A tensão acaba dissipando-se quando perguntado sobre sua mansão em Miami, onde ainda mantém um halfpipe, que homenageia seu apelido, Skateboard-P, e sobre o qual foram publicados anúncios recentes de venda. Confirma que não tem intenção de se mudar do paraíso da Flórida, e em seguida decide parar a entrevista.

–Ainda não vendi minha casa, mas... O que Will I Am e isto têm a ver com meu disco?

–Tem a ver com tudo o que você faz, com sua vida e sua carreira.

–OK. Você é um cara superintuitivo, e suas perguntas me parecem interessantes e diferentes, mas não vamos continuar com assuntos deste tipo. Voltemos a elevar a conversa.

–Tentaremos.

–Sim, senhor, vamos tentar.

–Chegando a este ponto, sente-se como aquele que comanda o negócio global da música?

–São as pessoas que comandam o negócio. Não se engane. Eu componho uma canção, mas eles precisam responder. As pessoas têm o poder. “Quem elege o presidente?

–Seria muito interessante analisar isso a fundo. Existem lobbies, interesses obscuros....

–Mas na maioria dos países são as pessoas que comandam. A razão pela qual uma companhia é próspera é porque as pessoas respondem aos seus produtos. E o mesmo acontece neste negócio. As pessoas têm o maior poder aqui.

–E isso é uma pressão a mais. Você se imagina neste negócio dentro de 10 ou 20 anos? Não está cansado da parafernália que o rodeia?

–Claro que isto é algo para toda a vida. Nunca me sinto cansado de algo como descobrir uma nova melodia. A música é algo que pode fazer que pessoas diferentes entrem em um quarto e todas possam sentir-se tocadas por ela. Trata-se de algo poderoso, mas se há algo ainda maior que isso é a resposta humana que provoca.

Dito isso, a mulher que supostamente fiscalizava a conversa – mas bem atenta ao seu celular – avisa que se passaram 22 minutos e que é preciso abandonar a suíte 730 para dar lugar a outro jornalista.

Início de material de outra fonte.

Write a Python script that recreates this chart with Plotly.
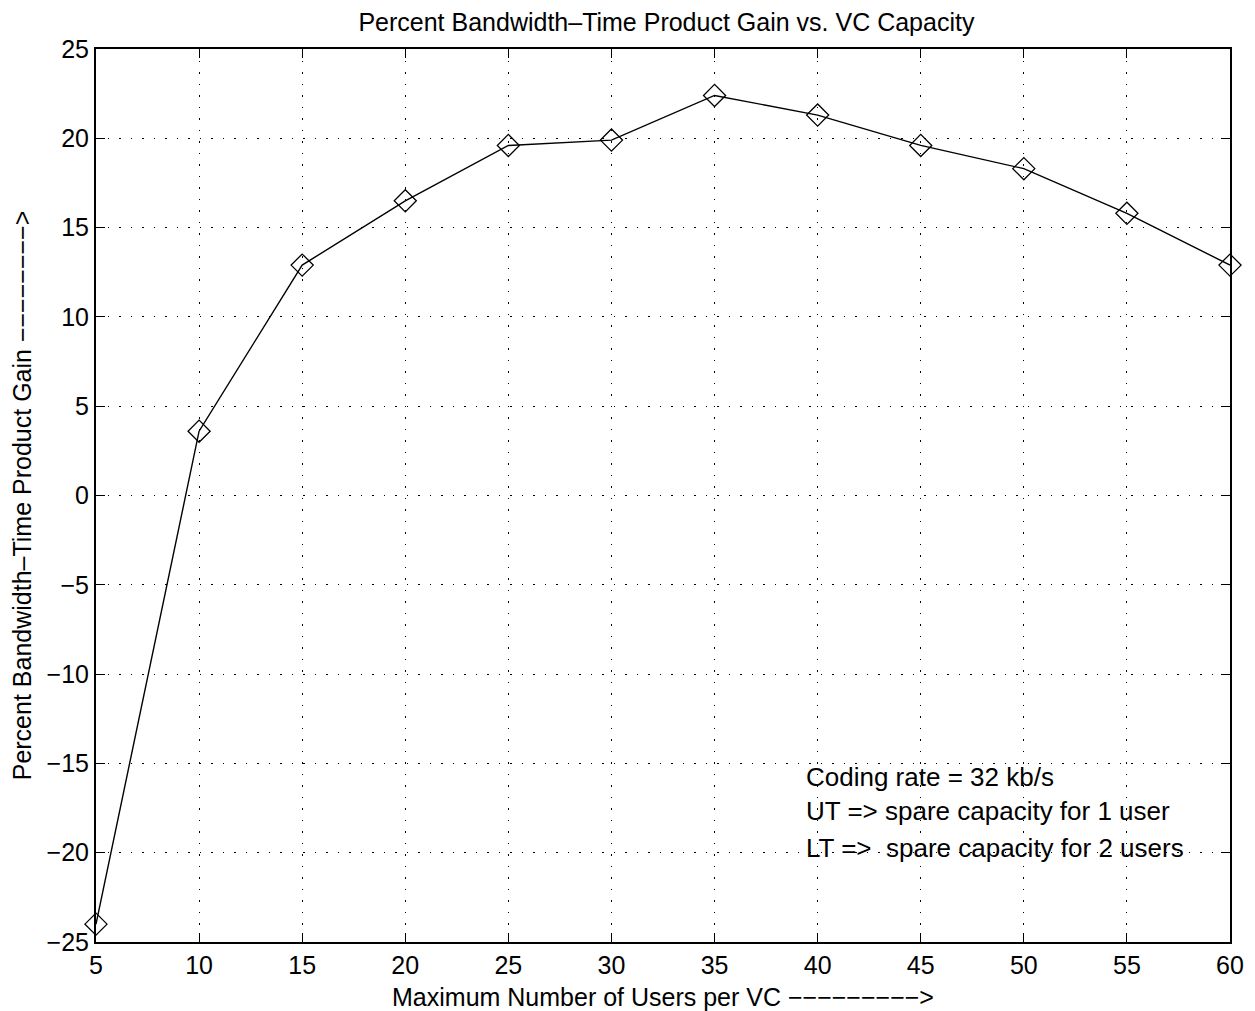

O artista estica-se sobre o sofá, como forma de despedida, para terminar a duras penas algo que consiste em falar de si mesmo e que parece, pelo menos hoje, agradar-lhe muito pouco. Ao tomar uma cerveja com os colegas no hall do hotel Corintia, é possível confirmar isso. Por ali, vemos Pharrell Williams passar meia hora depois com seu enorme chapéu rosa-fúcsia. Mostra a mesma cara de esgotamento e irritação de minutos atrás, mas quando uma fã com sua filha o interrompe para pedir uma foto, seu sorriso voltará a luzir radiante e sua pele voltará a brilhar com este tom ébano que lhe faz parecer mais jovem. Será apenas um flash, porque logo em seguida passará pela mesa onde os jornalistas seguram suas taças e os saudará com um fúnebre “obrigada por hoje, rapaziada”, antes de entrar com sua esposa e seu séquito de assistentes, motoristas e guarda-costas em uma caravana de vans Mercedes cinza-metálico e janelas coloridas em meio à noite gélida e de fortes ventos de Londres.

Além de inquestionável grande músico, dizem que hoje ele é o homem mais cool do planeta. Pelo que foi visto pode ser que, na verdade, sua personalidade seja a de um grande ator. Ou talvez seja todo o contrário: simplesmente, um tipo com muitas caras que não pode evitar mostrá-las com total naturalidade, de acordo com o momento. E isso também é muito cool.